Note-se que um dos motivos pelos quais a estação foi localizada neste ponto foi precisamente a construção de uma futura nova estação de Alcântara-Terra, no subsolo, que servirá a ligação entre as Linhas de Cascais e Cintura, por isso, o interface talvez não seja impossível dentro de alguns anos.


Render da entrada para a nova estação subterrânea de Alcântara-Terra

Penso que só esta estação de Alcântara já justifica bem a enorme importância desta obra para Lisboa e outras zonas mais periféricas.

É ainda de notar que o termino (troço final da linha onde se parqueiam e invertem os comboios) da Linha Vermelha já será, provavelmente, parcialmente escavado na encosta do Monsanto. Isto deve-se à falta de espaço em Alcântara mas pode também ser o sinal de que a Linha Vermelha não se ficará por aqui, podendo um dia ser expandida mais além. 

Então e Campolide?

O caro leitor também se deve estar a perguntar "e não haverá nenhuma nova estação em Campolide?". É um boa questão e a resposta não é muito simples. 
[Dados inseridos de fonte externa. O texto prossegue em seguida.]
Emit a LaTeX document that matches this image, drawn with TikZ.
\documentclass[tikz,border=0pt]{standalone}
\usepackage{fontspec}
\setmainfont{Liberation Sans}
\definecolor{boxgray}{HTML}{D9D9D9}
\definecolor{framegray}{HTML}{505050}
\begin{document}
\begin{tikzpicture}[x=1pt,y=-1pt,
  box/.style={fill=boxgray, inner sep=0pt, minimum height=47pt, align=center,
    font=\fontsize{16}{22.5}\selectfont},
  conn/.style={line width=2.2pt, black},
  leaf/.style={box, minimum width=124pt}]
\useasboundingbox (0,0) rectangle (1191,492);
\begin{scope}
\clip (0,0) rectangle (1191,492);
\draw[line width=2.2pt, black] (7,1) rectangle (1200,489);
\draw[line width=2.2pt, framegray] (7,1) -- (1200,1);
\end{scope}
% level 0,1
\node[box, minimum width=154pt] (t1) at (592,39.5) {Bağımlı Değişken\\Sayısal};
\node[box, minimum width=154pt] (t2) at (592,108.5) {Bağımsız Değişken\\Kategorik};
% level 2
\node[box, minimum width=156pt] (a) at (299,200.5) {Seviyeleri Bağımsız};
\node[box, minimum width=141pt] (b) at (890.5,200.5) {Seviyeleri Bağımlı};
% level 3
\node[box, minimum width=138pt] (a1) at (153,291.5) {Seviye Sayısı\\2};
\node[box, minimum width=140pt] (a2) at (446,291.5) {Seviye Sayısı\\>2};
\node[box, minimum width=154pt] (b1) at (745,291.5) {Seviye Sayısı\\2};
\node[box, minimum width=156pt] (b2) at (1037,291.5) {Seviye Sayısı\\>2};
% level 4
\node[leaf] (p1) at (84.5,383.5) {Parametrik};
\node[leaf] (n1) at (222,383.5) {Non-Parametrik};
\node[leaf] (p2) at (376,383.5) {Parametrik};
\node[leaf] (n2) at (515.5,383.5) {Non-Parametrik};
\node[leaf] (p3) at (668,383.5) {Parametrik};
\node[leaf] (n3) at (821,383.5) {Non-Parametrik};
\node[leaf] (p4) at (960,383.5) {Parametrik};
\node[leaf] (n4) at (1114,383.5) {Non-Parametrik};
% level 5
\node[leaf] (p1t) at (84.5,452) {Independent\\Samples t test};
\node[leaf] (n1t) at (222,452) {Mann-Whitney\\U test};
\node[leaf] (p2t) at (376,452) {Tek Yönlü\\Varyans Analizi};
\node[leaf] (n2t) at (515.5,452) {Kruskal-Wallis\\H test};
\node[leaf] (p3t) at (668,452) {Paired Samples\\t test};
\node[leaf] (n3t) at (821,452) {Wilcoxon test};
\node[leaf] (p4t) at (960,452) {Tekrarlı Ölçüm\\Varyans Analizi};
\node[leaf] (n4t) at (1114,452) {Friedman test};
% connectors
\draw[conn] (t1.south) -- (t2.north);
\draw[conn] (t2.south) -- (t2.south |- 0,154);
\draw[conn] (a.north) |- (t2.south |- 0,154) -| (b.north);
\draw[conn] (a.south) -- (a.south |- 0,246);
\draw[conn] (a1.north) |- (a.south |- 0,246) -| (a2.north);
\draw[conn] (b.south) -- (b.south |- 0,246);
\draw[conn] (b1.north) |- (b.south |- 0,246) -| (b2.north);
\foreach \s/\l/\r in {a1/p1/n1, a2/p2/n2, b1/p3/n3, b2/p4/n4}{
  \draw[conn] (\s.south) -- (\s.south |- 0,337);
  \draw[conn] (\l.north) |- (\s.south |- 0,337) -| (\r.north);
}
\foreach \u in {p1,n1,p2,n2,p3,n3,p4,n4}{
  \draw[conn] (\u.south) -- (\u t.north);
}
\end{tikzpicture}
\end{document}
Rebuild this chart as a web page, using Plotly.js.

Sim, de facto já esteve planeada a construção de uma estação chamada "Campolide" na Linha Vermelha, a localizar no topo da Rua de Artilharia 1. Contudo, essa ideia parece ter sido abandonada porque essa estação ficaria demasiado próxima da estação Amoreiras (acabando por canibalizar a procura entre as duas). Para ter uma estação "Campolide" no topo da Rua Artilharia 1 seria, por isso, necessário deslocalizar a estação Amoreiras mais para sul para uma zona onde a sua construção seria muito mais complexa, tendo ainda implicações ao nível do traçado da linha. 


Localização que chegou a ser prevista para a estação Campolide

Mantendo a localização escolhida para a estação Amoreiras, seria possível construir uma estação Campolide mais adequadamente espaçada na Rua Marquês da Fronteira em frente ao Estabelecimento Prisional de Lisboa. Mas essa localização seria pouco interessante, a estação ficaria muito longe do Bairro de Campolide ou da Universidade Nova, servindo apenas o topo do Parque Eduardo VII e alguns quarteirões da Rua Castillo. Aliás, seria quase irónico dar o nome "Campolide" a tal estação visto que o Bairro que lhe daria nome ficaria muito mais próximo da estação Amoreiras. 
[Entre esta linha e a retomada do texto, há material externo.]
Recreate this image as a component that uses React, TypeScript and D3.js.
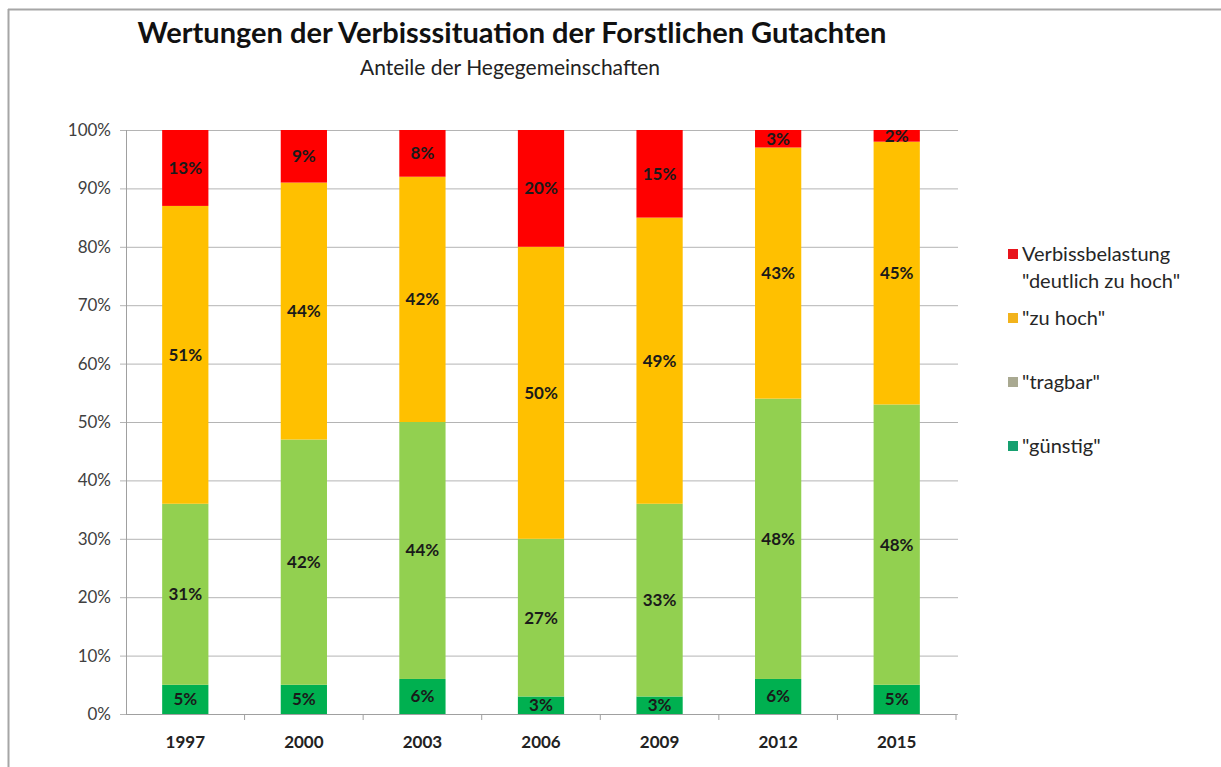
import * as d3 from 'd3';

const YEARS = ['1997', '2000', '2003', '2006', '2009', '2012', '2015'];
const GUENSTIG = [5, 5, 6, 3, 3, 6, 5];
const TRAGBAR = [31, 42, 44, 27, 33, 48, 48];
const ZU_HOCH = [51, 44, 42, 50, 49, 43, 45];
const DEUTLICH = [13, 9, 8, 20, 15, 3, 2];
const Y_TICKS = [0, 10, 20, 30, 40, 50, 60, 70, 80, 90, 100];

const KEYS = ['guenstig', 'tragbar', 'zuhoch', 'deutlich'] as const;
const BAR_COLORS: Record<string, string> = {
  guenstig: '#00B050',
  tragbar: '#92D050',
  zuhoch: '#FFC000',
  deutlich: '#FF0000',
};

const LEGEND = [
  { lines: ['Verbissbelastung', '"deutlich zu hoch"'], color: '#E8141C', y: 254 },
  { lines: ['"zu hoch"'], color: '#F2B31C', y: 318 },
  { lines: ['"tragbar"'], color: '#A9A991', y: 382 },
  { lines: ['"günstig"'], color: '#16A070', y: 446 },
];

const W = 1221, H = 767;
const PL = 126, PR = 956, PT = 130, PB = 714;
const FONT = 'Lato, "Open Sans", sans-serif';

export default function App() {
  const rows = YEARS.map((y, i) => ({
    year: y,
    guenstig: GUENSTIG[i],
    tragbar: TRAGBAR[i],
    zuhoch: ZU_HOCH[i],
    deutlich: DEUTLICH[i],
  }));
  const series = d3.stack<any>().keys(KEYS as any)(rows);

  const x = d3.scaleBand().domain(YEARS).range([PL, PR]).paddingInner(0.61).paddingOuter(0.305);
  const y = d3.scaleLinear().domain([0, 100]).range([PB, PT]);
  const step = x.step();

  return (
    <div style={{ position: 'absolute', left: 0, top: 0 }}>
      <svg width={W} height={H} style={{ display: 'block', background: '#fff', fontFamily: FONT }}>
        {/* frame */}
        <line x1={8} x2={W} y1={9.5} y2={9.5} stroke="#a6a6a6" strokeWidth={2} />
        <line x1={8.5} x2={8.5} y1={9} y2={H} stroke="#a6a6a6" strokeWidth={2} />

        <text x={512} y={43} textAnchor="middle" fontSize={29} fontWeight={700} fill="#111">
          Wertungen der Verbisssituation der Forstlichen Gutachten
        </text>
        <text x={510} y={75} textAnchor="middle" fontSize={21} fill="#222">
          Anteile der Hegegemeinschaften
        </text>

        {Y_TICKS.map(t => (
          <g key={t}>
            <line x1={PL - 6} x2={PR + 2} y1={y(t) + 0.5} y2={y(t) + 0.5} stroke="#b4b4b4" strokeWidth={1} />
            <text x={111} y={y(t) + 6} textAnchor="end" fontSize={17} fill="#404040">{t}%</text>
          </g>
        ))}
        <line x1={PL + 0.5} x2={PL + 0.5} y1={PT} y2={PB} stroke="#a0a0a0" />
        {YEARS.map((yr, i) => (
          <line key={'t' + yr} x1={PL + (i + 1) * step} x2={PL + (i + 1) * step} y1={PB} y2={PB + 6} stroke="#a0a0a0" />
        ))}
        <line x1={PL} x2={PR} y1={PB + 0.5} y2={PB + 0.5} stroke="#a0a0a0" />

        {series.map(s => (
          <g key={s.key} fill={BAR_COLORS[s.key]}>
            {s.map((d, i) => (
              <rect key={i} x={x(YEARS[i])} width={x.bandwidth()} y={y(d[1])} height={y(d[0]) - y(d[1])} />
            ))}
          </g>
        ))}
        {series.map(s => (
          <g key={'l' + s.key}>
            {s.map((d, i) => (
              <text key={i} x={x(YEARS[i])! + x.bandwidth() / 2} y={y((d[0] + d[1]) / 2) + 6}
                textAnchor="middle" fontSize={17} fontWeight={700} fill="#1a1a1a">
                {d[1] - d[0]}%
              </text>
            ))}
          </g>
        ))}

        {YEARS.map(yr => (
          <text key={'x' + yr} x={x(yr)! + x.bandwidth() / 2} y={748} textAnchor="middle" fontSize={17} fontWeight={700} fill="#222">
            {yr}
          </text>
        ))}

        {LEGEND.map(l => (
          <g key={l.lines[0]}>
            <rect x={1008} y={l.y - 5} width={10} height={10} fill={l.color} />
            {l.lines.map((t, j) => (
              <text key={j} x={1022} y={l.y + 7 + j * 27} fontSize={20} fill="#262626">{t}</text>
            ))}
          </g>
        ))}
      </svg>
    </div>
  );
}
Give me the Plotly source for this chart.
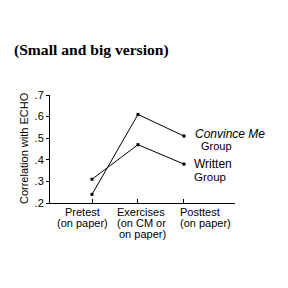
import plotly.graph_objects as go

categories = ["Pretest<br>(on paper)", "Exercises<br>(on CM or<br> on paper)", "Posttest<br>(on paper)"]
convince_me = [0.24, 0.61, 0.51]
written = [0.31, 0.47, 0.38]
y_ticks = [0.2, 0.3, 0.4, 0.5, 0.6, 0.7]
y_labels = [".2", ".3", ".4", ".5", ".6", ".7"]

xpos = list(range(len(categories)))
sans = "Liberation Sans, Arial, sans-serif"

fig = go.Figure()
for vals in (convince_me, written):
    fig.add_trace(go.Scatter(
        x=xpos, y=vals, mode="lines+markers",
        line=dict(color="black", width=1),
        marker=dict(symbol="square", size=3, color="black"),
        showlegend=False, cliponaxis=False,
    ))

# page body has an 8px margin, so figure coordinates are shifted by -8
fig.update_layout(
    width=280, height=280,
    margin=dict(l=42, r=53, t=87, b=85, autoexpand=False),
    paper_bgcolor="white", plot_bgcolor="white",
    font=dict(family=sans, size=11, color="black"),
    title=dict(text="<b>(Small and big version)</b>", x=6/280, y=1-42/280,
               xanchor="left", yanchor="middle", xref="container", yref="container",
               font=dict(family="Liberation Serif, Times New Roman, serif", size=15.6, color="black")),
    xaxis=dict(range=[-0.913, 3.109], tickvals=xpos, showticklabels=False, automargin=False,
               showline=True, linecolor="black", linewidth=1, ticks="inside", ticklen=4,
               tickcolor="black", showgrid=False, zeroline=False),
    yaxis=dict(range=[0.2, 0.7], tickvals=y_ticks, ticktext=y_labels, automargin=False,
               showline=True, linecolor="black", linewidth=1, ticks="outside", ticklen=3,
               tickcolor="black", showgrid=False, zeroline=False, tickfont=dict(size=11)),
)

# category labels, one annotation per line (left edges relative to each category)
line_left_offsets = [[-0.63, -0.80], [-0.50, -0.50, -0.457], [-0.13, -0.13]]
for i, (cat, offs) in enumerate(zip(categories, line_left_offsets)):
    for k, (line, off) in enumerate(zip(cat.split("<br>"), offs)):
        fig.add_annotation(text=line.strip(), xref="x", yref="paper", x=xpos[i] + off, y=0,
                           xanchor="left", yanchor="middle", yshift=-9 - 11 * k,
                           showarrow=False, font=dict(size=11))

fig.add_annotation(text="Correlation with ECHO", xref="paper", yref="paper",
                   x=-0.1405, y=0.509, textangle=-90, showarrow=False,
                   xanchor="center", yanchor="middle", font=dict(size=11))
fig.add_annotation(text="<i>Convince Me</i>", xref="x", yref="y", x=2.196, y=0.519,
                   xanchor="left", yanchor="middle", showarrow=False, font=dict(size=12))
fig.add_annotation(text="Group", xref="x", yref="y", x=2.326, y=0.464,
                   xanchor="left", yanchor="middle", showarrow=False, font=dict(size=11))
fig.add_annotation(text="Written", xref="x", yref="y", x=2.17, y=0.382,
                   xanchor="left", yanchor="middle", showarrow=False, font=dict(size=12))
fig.add_annotation(text="Group", xref="x", yref="y", x=2.17, y=0.322,
                   xanchor="left", yanchor="middle", showarrow=False, font=dict(size=11.5))

fig.write_html("out.html")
Quanto à estação ferroviária de Campolide, é um não assunto. Localizada no fundo de um vale, passar lá obrigaria a um enorme desvio da Linha e a construir parte do percurso em viaduto dada a enorme diferença de cotas entre a estação e as zonas de S. Sebastião e Amoreiras. Nada totalmente impossível mas desnecessariamente complexo e caro tendo em conta que o interface com o comboio pode ser feito em Alcântara. 

Podemos por isso concluir que, ao contrário do que possa parecer à primeira vista, não faz sentido por enquanto construir uma estação Campolide neste prolongamento. Note-se contudo, que o traçado prevê uma reta na zona da Rua Marquês da Fronteira, isto significa que, se no futuro, se o desenvolvimento da zona o justificar, seria possível criar ali uma estação sem grande complexidade.  

Em suma, o prolongamento da Linha Vermelha até Alcântara será uma obra estruturante para a cidade de Lisboa que colocará termo a décadas de reivindicações e esquecimento da zona ocidental de Lisboa. O interface com o LIOS e o comboio torna esta expansão ainda mais critica não só para Lisboa mas também para a AML no geral. Trata-se de um investimento mais que justificado que aliás só peca por tardio.